__What is required__.
Set down the full listing exactly as given. Any pictures are to be left out.

__Information provided__.

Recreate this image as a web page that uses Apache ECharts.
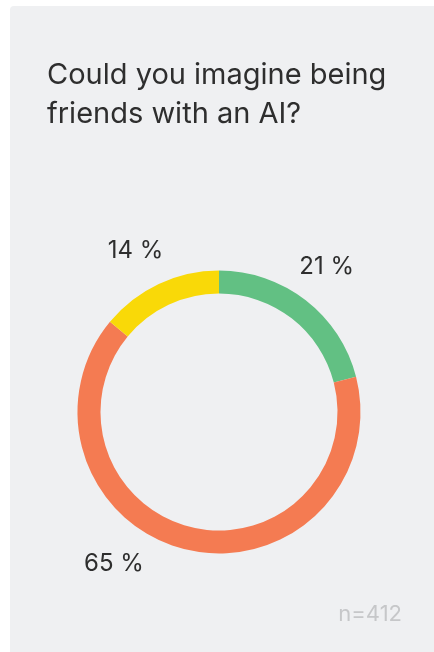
<!DOCTYPE html>
<html>
<head>
<meta charset="utf-8">
<script src="https://cdn.jsdelivr.net/npm/echarts@6/dist/echarts.min.js"></script>
<style>
  html, body { margin: 0; padding: 0; background: #ffffff; overflow: hidden; width: 434px; height: 652px; }
  #card {
    position: absolute; left: 10px; top: 6px;
    width: 440px; height: 660px;
    background: #eff0f2; border-top-left-radius: 4px;
  }
  #chart { position: absolute; left: 0; top: 0; width: 424px; height: 646px; }
</style>
</head>
<body>
<div id="card"><div id="chart"></div></div>
<script>
// Survey answers, clockwise from 12 o'clock
const answers = ['Yes', 'No', 'Maybe'];
const shares = [21, 65, 14];
const sliceColors = ['#62c083', '#f47b52', '#f9d908'];
const questionText = 'Could you imagine being\nfriends with an AI?';
const sampleSize = 412;

const chart = echarts.init(document.getElementById('chart'), null, { renderer: 'canvas' });

const CX = 209, CY = 406, R_OUT = 141.5, R_IN = 118.5;
// label placement around the ring: extra turn (degrees) and distance per slice
const labelTurn = { 0: -1.2, 1: 22, 2: -2.2 };
const labelDist = { 0: 180.5, 1: 185, 2: 181.5 };

const total = shares.reduce((a, b) => a + b, 0);
function midAngle(i) {
  let before = 0;
  for (let k = 0; k < i; k++) before += shares[k];
  return ((before + shares[i] / 2) / total) * 360;
}

chart.setOption({
  backgroundColor: 'transparent',
  animation: false,
  title: [{
    text: questionText,
    left: 37, top: 50, padding: 0,
    textStyle: { fontFamily: 'Inter', fontSize: 29, fontWeight: 'normal', color: '#2e2e2e', lineHeight: 39 }
  }, {
    text: 'n=' + sampleSize,
    right: 32, top: 597, padding: 0,
    textStyle: { fontFamily: 'Inter', fontSize: 22, fontWeight: 'normal', color: '#c6c7c9' }
  }],
  series: [{
    type: 'pie',
    center: [CX, CY],
    radius: [R_IN, R_OUT],
    startAngle: 90,
    clockwise: true,
    silent: true,
    label: {
      show: true,
      position: 'outside',
      formatter: p => p.value + ' %',
      fontFamily: 'Inter', fontSize: 24, color: '#2e2e2e'
    },
    labelLine: { show: false },
    labelLayout: p => {
      const i = p.dataIndex;
      const a = (midAngle(i) + labelTurn[i]) * Math.PI / 180;
      return {
        x: CX + labelDist[i] * Math.sin(a),
        y: CY - labelDist[i] * Math.cos(a),
        align: 'center', verticalAlign: 'middle'
      };
    },
    data: answers.map((name, i) => ({ name, value: shares[i], itemStyle: { color: sliceColors[i] } }))
  }]
});
</script>
</body>
</html>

__Result__.
Recreate this image as a web page that uses Apache ECharts.
<!DOCTYPE html>
<html>
<head>
<meta charset="utf-8">
<script src="https://cdn.jsdelivr.net/npm/echarts@6/dist/echarts.min.js"></script>
<style>
  html, body { margin: 0; padding: 0; background: #ffffff; overflow: hidden; width: 434px; height: 652px; }
  #card {
    position: absolute; left: 10px; top: 6px;
    width: 440px; height: 660px;
    background: #eff0f2; border-top-left-radius: 4px;
  }
  #chart { position: absolute; left: 0; top: 0; width: 424px; height: 646px; }
</style>
</head>
<body>
<div id="card"><div id="chart"></div></div>
<script>
// Survey answers, clockwise from 12 o'clock
const answers = ['Yes', 'No', 'Maybe'];
const shares = [21, 65, 14];
const sliceColors = ['#62c083', '#f47b52', '#f9d908'];
const questionText = 'Could you imagine being\nfriends with an AI?';
const sampleSize = 412;

const chart = echarts.init(document.getElementById('chart'), null, { renderer: 'canvas' });

const CX = 209, CY = 406, R_OUT = 141.5, R_IN = 118.5;
// label placement around the ring: extra turn (degrees) and distance per slice
const labelTurn = { 0: -1.2, 1: 22, 2: -2.2 };
const labelDist = { 0: 180.5, 1: 185, 2: 181.5 };

const total = shares.reduce((a, b) => a + b, 0);
function midAngle(i) {
  let before = 0;
  for (let k = 0; k < i; k++) before += shares[k];
  return ((before + shares[i] / 2) / total) * 360;
}

chart.setOption({
  backgroundColor: 'transparent',
  animation: false,
  title: [{
    text: questionText,
    left: 37, top: 50, padding: 0,
    textStyle: { fontFamily: 'Inter', fontSize: 29, fontWeight: 'normal', color: '#2e2e2e', lineHeight: 39 }
  }, {
    text: 'n=' + sampleSize,
    right: 32, top: 597, padding: 0,
    textStyle: { fontFamily: 'Inter', fontSize: 22, fontWeight: 'normal', color: '#c6c7c9' }
  }],
  series: [{
    type: 'pie',
    center: [CX, CY],
    radius: [R_IN, R_OUT],
    startAngle: 90,
    clockwise: true,
    silent: true,
    label: {
      show: true,
      position: 'outside',
      formatter: p => p.value + ' %',
      fontFamily: 'Inter', fontSize: 24, color: '#2e2e2e'
    },
    labelLine: { show: false },
    labelLayout: p => {
      const i = p.dataIndex;
      const a = (midAngle(i) + labelTurn[i]) * Math.PI / 180;
      return {
        x: CX + labelDist[i] * Math.sin(a),
        y: CY - labelDist[i] * Math.cos(a),
        align: 'center', verticalAlign: 'middle'
      };
    },
    data: answers.map((name, i) => ({ name, value: shares[i], itemStyle: { color: sliceColors[i] } }))
  }]
});
</script>
</body>
</html>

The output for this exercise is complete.